▶ **EXERCISE DESCRIPTION**:
Using the records below, quote only the span that opens with the line containing "Reproduce this chart with matplotlib." and closes with the line containing "from datetime import datetime", exactly and inclusively.

▶ **STORED RECORDS**:
»»
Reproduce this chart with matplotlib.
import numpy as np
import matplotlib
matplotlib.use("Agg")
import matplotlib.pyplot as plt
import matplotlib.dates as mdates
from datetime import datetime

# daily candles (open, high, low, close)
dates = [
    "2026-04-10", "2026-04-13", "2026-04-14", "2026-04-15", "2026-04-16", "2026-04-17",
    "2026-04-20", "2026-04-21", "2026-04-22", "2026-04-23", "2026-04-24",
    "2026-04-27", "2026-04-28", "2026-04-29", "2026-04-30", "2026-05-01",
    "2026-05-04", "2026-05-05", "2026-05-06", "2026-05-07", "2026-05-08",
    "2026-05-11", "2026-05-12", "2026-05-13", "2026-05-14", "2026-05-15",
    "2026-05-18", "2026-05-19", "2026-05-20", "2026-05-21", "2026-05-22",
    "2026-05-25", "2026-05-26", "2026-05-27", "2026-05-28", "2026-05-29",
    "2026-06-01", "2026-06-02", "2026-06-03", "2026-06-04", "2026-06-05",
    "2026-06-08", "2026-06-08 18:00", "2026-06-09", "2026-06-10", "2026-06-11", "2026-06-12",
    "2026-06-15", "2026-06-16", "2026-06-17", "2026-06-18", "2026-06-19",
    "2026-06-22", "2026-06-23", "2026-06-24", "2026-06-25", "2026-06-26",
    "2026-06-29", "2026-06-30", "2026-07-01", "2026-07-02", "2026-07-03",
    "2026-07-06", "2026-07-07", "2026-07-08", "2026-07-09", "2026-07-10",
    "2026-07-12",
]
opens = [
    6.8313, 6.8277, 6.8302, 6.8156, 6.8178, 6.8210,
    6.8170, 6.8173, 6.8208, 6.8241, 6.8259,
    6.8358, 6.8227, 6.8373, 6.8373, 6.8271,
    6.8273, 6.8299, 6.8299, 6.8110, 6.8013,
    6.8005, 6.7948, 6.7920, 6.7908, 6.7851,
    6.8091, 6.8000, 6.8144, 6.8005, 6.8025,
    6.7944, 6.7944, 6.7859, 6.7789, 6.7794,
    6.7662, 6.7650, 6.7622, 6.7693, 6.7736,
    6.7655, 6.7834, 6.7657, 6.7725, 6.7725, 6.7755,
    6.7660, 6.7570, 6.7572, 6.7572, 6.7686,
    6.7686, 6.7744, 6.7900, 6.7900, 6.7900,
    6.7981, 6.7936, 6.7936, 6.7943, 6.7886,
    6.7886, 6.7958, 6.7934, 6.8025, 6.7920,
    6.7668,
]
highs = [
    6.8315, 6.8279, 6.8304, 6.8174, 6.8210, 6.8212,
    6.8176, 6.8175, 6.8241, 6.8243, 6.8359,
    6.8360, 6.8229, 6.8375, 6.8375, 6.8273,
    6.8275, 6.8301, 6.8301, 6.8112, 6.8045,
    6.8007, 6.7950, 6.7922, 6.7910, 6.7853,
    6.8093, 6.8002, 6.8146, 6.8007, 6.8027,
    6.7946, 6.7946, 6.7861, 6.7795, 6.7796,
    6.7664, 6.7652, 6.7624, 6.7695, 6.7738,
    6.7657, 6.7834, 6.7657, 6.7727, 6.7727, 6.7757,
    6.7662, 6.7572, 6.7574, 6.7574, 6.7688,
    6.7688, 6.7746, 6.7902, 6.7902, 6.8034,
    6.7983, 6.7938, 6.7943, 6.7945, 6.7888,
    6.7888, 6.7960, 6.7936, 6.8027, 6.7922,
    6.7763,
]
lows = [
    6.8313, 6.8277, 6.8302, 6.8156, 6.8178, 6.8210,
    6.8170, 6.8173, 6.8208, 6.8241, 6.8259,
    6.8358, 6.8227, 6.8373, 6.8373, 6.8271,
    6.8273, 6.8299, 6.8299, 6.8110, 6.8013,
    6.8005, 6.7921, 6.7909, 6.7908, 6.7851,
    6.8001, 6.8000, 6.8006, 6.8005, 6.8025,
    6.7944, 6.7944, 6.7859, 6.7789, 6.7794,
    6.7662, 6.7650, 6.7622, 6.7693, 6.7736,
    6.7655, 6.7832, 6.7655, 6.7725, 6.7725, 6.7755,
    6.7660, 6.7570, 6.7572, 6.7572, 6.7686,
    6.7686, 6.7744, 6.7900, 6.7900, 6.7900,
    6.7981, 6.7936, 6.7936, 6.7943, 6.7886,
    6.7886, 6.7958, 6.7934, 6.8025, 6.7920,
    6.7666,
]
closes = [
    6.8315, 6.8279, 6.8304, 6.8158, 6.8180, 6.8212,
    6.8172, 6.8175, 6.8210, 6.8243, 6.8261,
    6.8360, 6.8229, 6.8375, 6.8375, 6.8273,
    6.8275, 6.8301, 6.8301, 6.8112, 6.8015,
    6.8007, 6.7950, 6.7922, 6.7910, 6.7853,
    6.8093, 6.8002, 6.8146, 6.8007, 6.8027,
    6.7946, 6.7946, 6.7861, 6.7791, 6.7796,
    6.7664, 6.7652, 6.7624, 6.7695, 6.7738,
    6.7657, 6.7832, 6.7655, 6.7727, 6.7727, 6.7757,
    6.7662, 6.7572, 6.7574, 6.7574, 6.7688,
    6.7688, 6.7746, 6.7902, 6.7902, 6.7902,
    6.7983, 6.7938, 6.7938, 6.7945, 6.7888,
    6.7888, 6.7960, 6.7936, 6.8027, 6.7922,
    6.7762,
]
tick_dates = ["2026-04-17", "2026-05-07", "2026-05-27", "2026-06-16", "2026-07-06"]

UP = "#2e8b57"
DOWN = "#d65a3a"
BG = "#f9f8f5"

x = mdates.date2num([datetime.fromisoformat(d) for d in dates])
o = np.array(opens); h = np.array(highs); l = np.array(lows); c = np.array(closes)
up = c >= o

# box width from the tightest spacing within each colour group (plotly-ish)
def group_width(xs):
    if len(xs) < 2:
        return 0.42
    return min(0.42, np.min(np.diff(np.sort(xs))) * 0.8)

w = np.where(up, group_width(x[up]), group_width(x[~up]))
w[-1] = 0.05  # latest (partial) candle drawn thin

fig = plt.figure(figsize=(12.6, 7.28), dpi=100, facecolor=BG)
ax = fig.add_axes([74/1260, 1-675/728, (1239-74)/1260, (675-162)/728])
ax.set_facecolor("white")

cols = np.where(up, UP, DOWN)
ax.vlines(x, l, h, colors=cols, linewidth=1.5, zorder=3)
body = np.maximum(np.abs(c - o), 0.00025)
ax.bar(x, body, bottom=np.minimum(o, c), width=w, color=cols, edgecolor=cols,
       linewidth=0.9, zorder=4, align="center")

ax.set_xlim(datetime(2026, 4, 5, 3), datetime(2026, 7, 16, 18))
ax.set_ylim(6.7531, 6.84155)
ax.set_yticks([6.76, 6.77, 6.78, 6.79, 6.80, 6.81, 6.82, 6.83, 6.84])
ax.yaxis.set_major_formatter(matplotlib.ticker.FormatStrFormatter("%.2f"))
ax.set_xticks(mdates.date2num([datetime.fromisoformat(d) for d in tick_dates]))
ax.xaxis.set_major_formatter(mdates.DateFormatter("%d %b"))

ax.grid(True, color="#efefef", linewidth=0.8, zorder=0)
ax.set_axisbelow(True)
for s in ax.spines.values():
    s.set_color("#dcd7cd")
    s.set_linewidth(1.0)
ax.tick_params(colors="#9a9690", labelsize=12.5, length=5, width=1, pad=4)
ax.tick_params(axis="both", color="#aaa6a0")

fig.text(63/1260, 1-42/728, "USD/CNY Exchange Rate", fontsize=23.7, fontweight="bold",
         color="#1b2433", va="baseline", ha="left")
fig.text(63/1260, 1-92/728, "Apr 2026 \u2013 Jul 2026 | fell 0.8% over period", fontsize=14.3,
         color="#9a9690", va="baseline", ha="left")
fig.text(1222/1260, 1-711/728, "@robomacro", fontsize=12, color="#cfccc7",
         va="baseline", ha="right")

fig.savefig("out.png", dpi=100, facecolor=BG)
««
»»
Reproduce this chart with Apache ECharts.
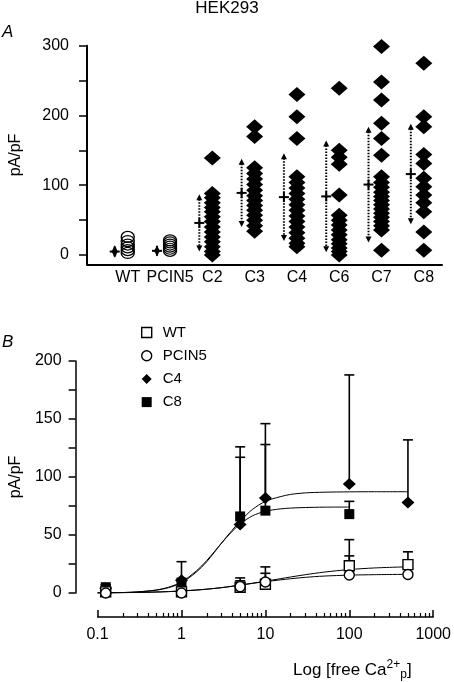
««
»»
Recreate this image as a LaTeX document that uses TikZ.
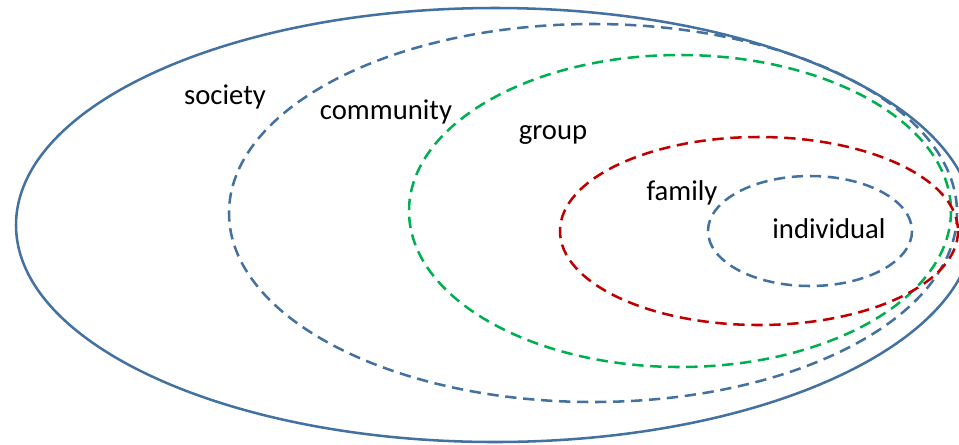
««
▶ **WRITTEN RESPONSE**:
Reproduce this chart with matplotlib.
import numpy as np
import matplotlib
matplotlib.use("Agg")
import matplotlib.pyplot as plt
import matplotlib.dates as mdates
from datetime import datetime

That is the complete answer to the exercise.